Friday, March 6, 2020

Profound Sense of Need


John 13-21 For You (God's Word For You)
When [the Holy Spirit] comes, he will prove that world to be in the wrong about sin...
about sin, because people do not believe in me.
John 16. 8,9

Moody:


Note that Jesus does not say here that the role of the Spirit is to give faith (though see Ephesians 2:8), but to convict of sin where there is no faith. Faith, then, is a response to a profound sense of need. Faith is not merely an intellectual appropriation of truth. It is also, and more foundationally, a trusting cry to Jesus to be saved. A man on dry land may in a certain sense believe in a lifeboat. But he does not trust his life to a lifeboat until he finds himself drowning at sea. Similarly, we need to be convicted of sin before we will savingly trust in Jesus.

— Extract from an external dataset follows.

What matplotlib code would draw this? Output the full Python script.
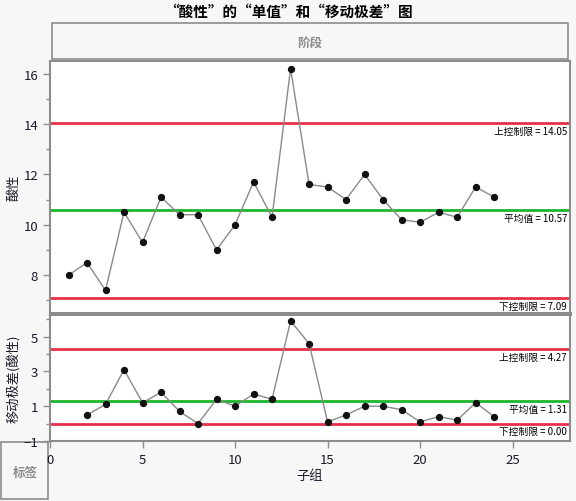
import matplotlib
matplotlib.use("Agg")
import matplotlib.pyplot as plt
from matplotlib.patches import Rectangle
from matplotlib.ticker import FixedLocator

plt.rcParams['font.family'] = ['Noto Sans CJK SC', 'DejaVu Sans']

# ---- data ----
subgroups = list(range(1, 25))
acidity = [8.0, 8.5, 7.4, 10.5, 9.3, 11.1, 10.4, 10.4, 9.0, 10.0, 11.7, 10.3,
           16.2, 11.6, 11.5, 11.0, 12.0, 11.0, 10.2, 10.1, 10.5, 10.3, 11.5, 11.1]
mr_subgroups = list(range(2, 25))
moving_range = [0.5, 1.1, 3.1, 1.2, 1.8, 0.7, 0.0, 1.4, 1.0, 1.7, 1.4, 5.9,
                4.6, 0.1, 0.5, 1.0, 1.0, 0.8, 0.1, 0.4, 0.2, 1.2, 0.4]
ind_limits = {"ucl": 14.05, "mean": 10.57, "lcl": 7.09}
mr_limits = {"ucl": 4.27, "mean": 1.31, "lcl": 0.00}
limit_names = ["上控制限", "平均值", "下控制限"]

title = "“酸性”的“单值”和“移动极差”图"

W, H = 576, 502
fig = plt.figure(figsize=(W / 100, H / 100), dpi=100, facecolor='#f7f7f7')

def fx(px):
    return px / W

def fy(py):
    return 1 - py / H

RED = '#e8304a'
GREEN = '#1db52a'
SPINE = '#8c8c8c'
TXT = '#1a1a2a'

ax1 = fig.add_axes([fx(50), fy(314), fx(520), (314 - 62) / H])
ax2 = fig.add_axes([fx(50), fy(442), fx(520), (442 - 315) / H])

def style(ax):
    ax.set_facecolor('white')
    for s in ax.spines.values():
        s.set_color(SPINE)
        s.set_linewidth(1.5)
    ax.tick_params(axis='both', colors=SPINE, labelcolor=TXT, labelsize=9.5,
                   length=5, width=1)
    ax.tick_params(which='minor', colors=SPINE, length=3, width=1)

style(ax1)
style(ax2)
ax1.spines['bottom'].set_linewidth(2.2)
ax2.spines['top'].set_linewidth(2.2)

cols = [RED, GREEN, RED]

# Individuals chart
ax1.plot(subgroups, acidity, color='#8a8a8a', lw=1, zorder=3)
ax1.scatter(subgroups, acidity, s=18, color='#111111', zorder=4)
vals = [ind_limits["ucl"], ind_limits["mean"], ind_limits["lcl"]]
for v, c, n in zip(vals, cols, limit_names):
    ax1.axhline(v, color=c, lw=2, zorder=2)
    ax1.annotate(f"{n} = {v:.2f}", xy=(0.994, v), xycoords=('axes fraction', 'data'),
                 xytext=(0, -2), textcoords='offset points', ha='right', va='top',
                 fontsize=7, color='black')
ax1.set_xlim(0, 28.1)
ax1.set_ylim(6.5, 16.5)
ax1.yaxis.set_major_locator(FixedLocator([8, 10, 12, 14, 16]))
ax1.yaxis.set_minor_locator(FixedLocator([7, 9, 11, 13, 15]))
ax1.set_xticks([])
ax1.set_ylabel("酸性", fontsize=9.5, color=TXT)

# Moving range chart
ax2.plot(mr_subgroups, moving_range, color='#8a8a8a', lw=1, zorder=3)
ax2.scatter(mr_subgroups, moving_range, s=18, color='#111111', zorder=4)
vals2 = [mr_limits["ucl"], mr_limits["mean"], mr_limits["lcl"]]
for v, c, n in zip(vals2, cols, limit_names):
    ax2.axhline(v, color=c, lw=2, zorder=2)
    ax2.annotate(f"{n} = {v:.2f}", xy=(0.994, v), xycoords=('axes fraction', 'data'),
                 xytext=(0, -2), textcoords='offset points', ha='right', va='top',
                 fontsize=7, color='black')
ax2.set_xlim(0, 28.1)
ax2.set_ylim(-1, 6.3)
ax2.yaxis.set_major_locator(FixedLocator([-1, 1, 3, 5]))
ax2.yaxis.set_minor_locator(FixedLocator([0, 2, 4, 6]))
ax2.xaxis.set_major_locator(FixedLocator([0, 5, 10, 15, 20, 25]))
ax2.set_ylabel("移动极差(酸性)", fontsize=9.5, color=TXT)
ax2.set_xlabel("子组", fontsize=9.5, color=TXT, labelpad=2)
ax1.yaxis.set_label_coords(-0.058, 0.5)
ax2.yaxis.set_label_coords(-0.058, 0.5)

# Title
fig.text(0.5, fy(12), title, ha='center', va='center', fontsize=10.5,
         fontweight='bold', color='black')

# Phase box
fig.patches.append(Rectangle((fx(52), fy(60)), fx(516), 36 / H, transform=fig.transFigure,
                             facecolor='#f7f7f7', edgecolor=SPINE, lw=1.2, zorder=-1))
fig.text(fx(310), fy(43), "阶段", ha='center', va='center', fontsize=9,
         color='#8c8c8c', fontweight='bold')

# Label box
fig.patches.append(Rectangle((fx(1), fy(500)), fx(47), 57 / H, transform=fig.transFigure,
                             facecolor='#f7f7f7', edgecolor=SPINE, lw=1.2, zorder=-1))
fig.text(fx(25), fy(473), "标签", ha='center', va='center', fontsize=9,
         color='#8c8c8c', fontweight='bold')

fig.savefig("out.png", dpi=100, facecolor=fig.get_facecolor())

We are all sinners; as the Anglican prayer book says, there is no health in us. Of course, many people do not think like that. They do not think there is anything seriously wrong with them. But when the Spirit works powerfully, he convinces people that there is a righteous standard before which they fall short. All false religions begin from the premise that there is not too much wrong with us and therefore for us to be saved only requires a list of rules or rituals to obey. Christianity begins from the premise that humanity is by nature destitute, blind, naked, deaf, and utterly dead in sin. It is the work of the Spirit, for which we must pray, to take our words and our lives and convince the world of the reality of their deadness before a holy God, that they might cry out to Christ to be saved.